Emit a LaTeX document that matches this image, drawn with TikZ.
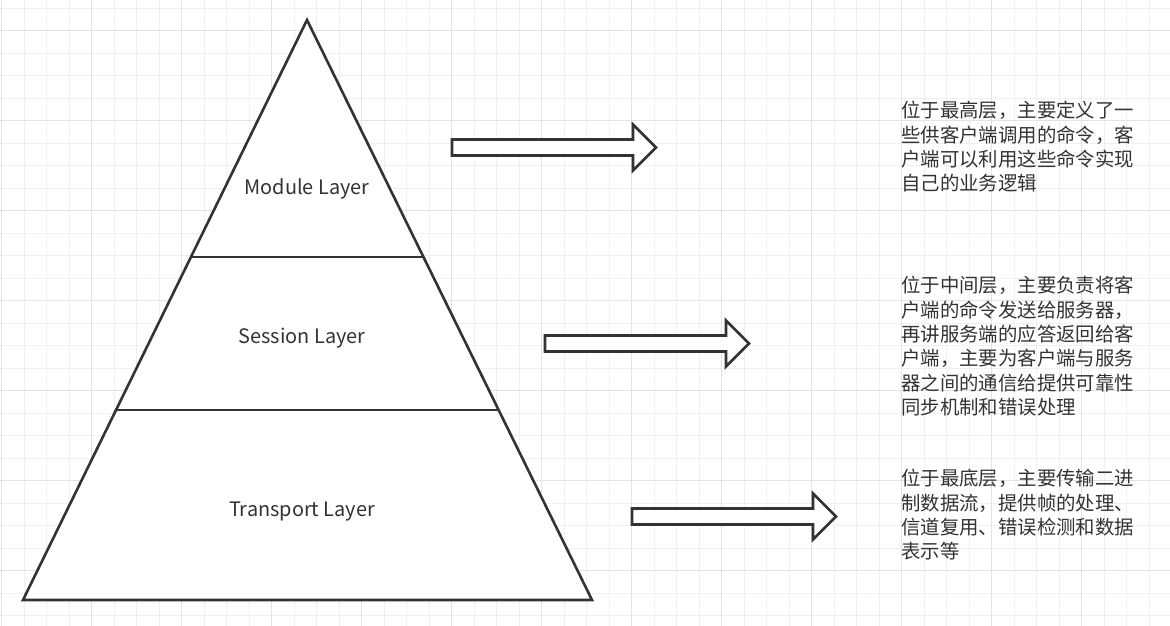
\documentclass[tikz,border=0pt]{standalone}
\usepackage{fontspec}
\usetikzlibrary{calc}
\newfontfamily\cjk{Noto Sans CJK SC}
\definecolor{gridminor}{HTML}{F0F0F0}
\definecolor{gridmajor}{HTML}{E3E3E3}
\definecolor{ink}{HTML}{333333}
\tikzset{
  minorline/.style={draw=gridminor, line width=1pt},
  majorline/.style={draw=gridmajor, line width=1pt},
  shapeline/.style={draw=ink, line width=2.6pt, line join=miter, fill=white},
  layerlabel/.style={font=\cjk\fontsize{19.9}{23}\selectfont, text=ink, inner sep=0pt},
  desc/.style={font=\cjk\fontsize{19.4}{24.4}\selectfont, text=ink, align=left, inner sep=0pt, anchor=north west},
  blockarr/.pic={\draw[shapeline] (0,-8) -- (181,-8) -- (181,-23) -- (204,0) -- (181,23) -- (181,8) -- (0,8) -- cycle;}
}
\begin{document}
\begin{tikzpicture}[x=1pt,y=-1pt]
\useasboundingbox (0,0) rectangle (1170,626);
\fill[white] (0,0) rectangle (1170,626);
% grid
\foreach \i in {0,...,52} {
  \pgfmathsetmacro\xx{1.7+22.5*\i}
  \draw[minorline] (\xx,0) -- (\xx,626);
}
\foreach \i in {0,...,27} {
  \pgfmathsetmacro\yy{8.3+22.5*\i}
  \draw[minorline] (0,\yy) -- (1170,\yy);
}
\foreach \i in {0,...,13} {
  \pgfmathsetmacro\xx{1.7+90*\i}
  \draw[majorline] (\xx,0) -- (\xx,626);
}
\foreach \i in {0,...,6} {
  \pgfmathsetmacro\yy{30.7+90*\i}
  \draw[majorline] (0,\yy) -- (1170,\yy);
}
% pyramid
\coordinate (apex) at (307,20);
\coordinate (bl) at (23,600);
\coordinate (br) at (592,600);
\draw[shapeline] (apex) -- (br) -- (bl) -- cycle;
\draw[shapeline] ($(apex)!0.4086!(bl)$) -- ($(apex)!0.4086!(br)$);
\draw[shapeline] ($(apex)!0.6724!(bl)$) -- ($(apex)!0.6724!(br)$);
\node[layerlabel] (m) at (307,188.5) {Module Layer};
\node[layerlabel] (s) at (302,338.5) {Session Layer};
\node[layerlabel] (t) at (302,511.5) {Transport Layer};
% arrows
\pic at (452,147.5) {blockarr};
\pic at (545,343.5) {blockarr};
\pic at (632,516.5) {blockarr};
% descriptions
\node[desc] (d1) at (901,101) {位于最高层，主要定义了一\\些供客户端调用的命令，客\\户端可以利用这些命令实现\\自己的业务逻辑};
\node[desc] (d2) at (901,276) {位于中间层，主要负责将客\\户端的命令发送给服务器，\\再讲服务端的应答返回给客\\户端，主要为客户端与服务\\器之间的通信给提供可靠性\\同步机制和错误处理};
\node[desc] (d3) at (901,469) {位于最底层，主要传输二进\\制数据流，提供帧的处理、\\信道复用、错误检测和数据\\表示等};
\end{tikzpicture}
\end{document}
____
WRITTEN PROBLEM —
Repeat the material above verbatim. Leave the pictures behind.

ANSWER —
Emit a LaTeX document that matches this image, drawn with TikZ.
\documentclass[tikz,border=0pt]{standalone}
\usepackage{fontspec}
\usetikzlibrary{calc}
\newfontfamily\cjk{Noto Sans CJK SC}
\definecolor{gridminor}{HTML}{F0F0F0}
\definecolor{gridmajor}{HTML}{E3E3E3}
\definecolor{ink}{HTML}{333333}
\tikzset{
  minorline/.style={draw=gridminor, line width=1pt},
  majorline/.style={draw=gridmajor, line width=1pt},
  shapeline/.style={draw=ink, line width=2.6pt, line join=miter, fill=white},
  layerlabel/.style={font=\cjk\fontsize{19.9}{23}\selectfont, text=ink, inner sep=0pt},
  desc/.style={font=\cjk\fontsize{19.4}{24.4}\selectfont, text=ink, align=left, inner sep=0pt, anchor=north west},
  blockarr/.pic={\draw[shapeline] (0,-8) -- (181,-8) -- (181,-23) -- (204,0) -- (181,23) -- (181,8) -- (0,8) -- cycle;}
}
\begin{document}
\begin{tikzpicture}[x=1pt,y=-1pt]
\useasboundingbox (0,0) rectangle (1170,626);
\fill[white] (0,0) rectangle (1170,626);
% grid
\foreach \i in {0,...,52} {
  \pgfmathsetmacro\xx{1.7+22.5*\i}
  \draw[minorline] (\xx,0) -- (\xx,626);
}
\foreach \i in {0,...,27} {
  \pgfmathsetmacro\yy{8.3+22.5*\i}
  \draw[minorline] (0,\yy) -- (1170,\yy);
}
\foreach \i in {0,...,13} {
  \pgfmathsetmacro\xx{1.7+90*\i}
  \draw[majorline] (\xx,0) -- (\xx,626);
}
\foreach \i in {0,...,6} {
  \pgfmathsetmacro\yy{30.7+90*\i}
  \draw[majorline] (0,\yy) -- (1170,\yy);
}
% pyramid
\coordinate (apex) at (307,20);
\coordinate (bl) at (23,600);
\coordinate (br) at (592,600);
\draw[shapeline] (apex) -- (br) -- (bl) -- cycle;
\draw[shapeline] ($(apex)!0.4086!(bl)$) -- ($(apex)!0.4086!(br)$);
\draw[shapeline] ($(apex)!0.6724!(bl)$) -- ($(apex)!0.6724!(br)$);
\node[layerlabel] (m) at (307,188.5) {Module Layer};
\node[layerlabel] (s) at (302,338.5) {Session Layer};
\node[layerlabel] (t) at (302,511.5) {Transport Layer};
% arrows
\pic at (452,147.5) {blockarr};
\pic at (545,343.5) {blockarr};
\pic at (632,516.5) {blockarr};
% descriptions
\node[desc] (d1) at (901,101) {位于最高层，主要定义了一\\些供客户端调用的命令，客\\户端可以利用这些命令实现\\自己的业务逻辑};
\node[desc] (d2) at (901,276) {位于中间层，主要负责将客\\户端的命令发送给服务器，\\再讲服务端的应答返回给客\\户端，主要为客户端与服务\\器之间的通信给提供可靠性\\同步机制和错误处理};
\node[desc] (d3) at (901,469) {位于最底层，主要传输二进\\制数据流，提供帧的处理、\\信道复用、错误检测和数据\\表示等};
\end{tikzpicture}
\end{document}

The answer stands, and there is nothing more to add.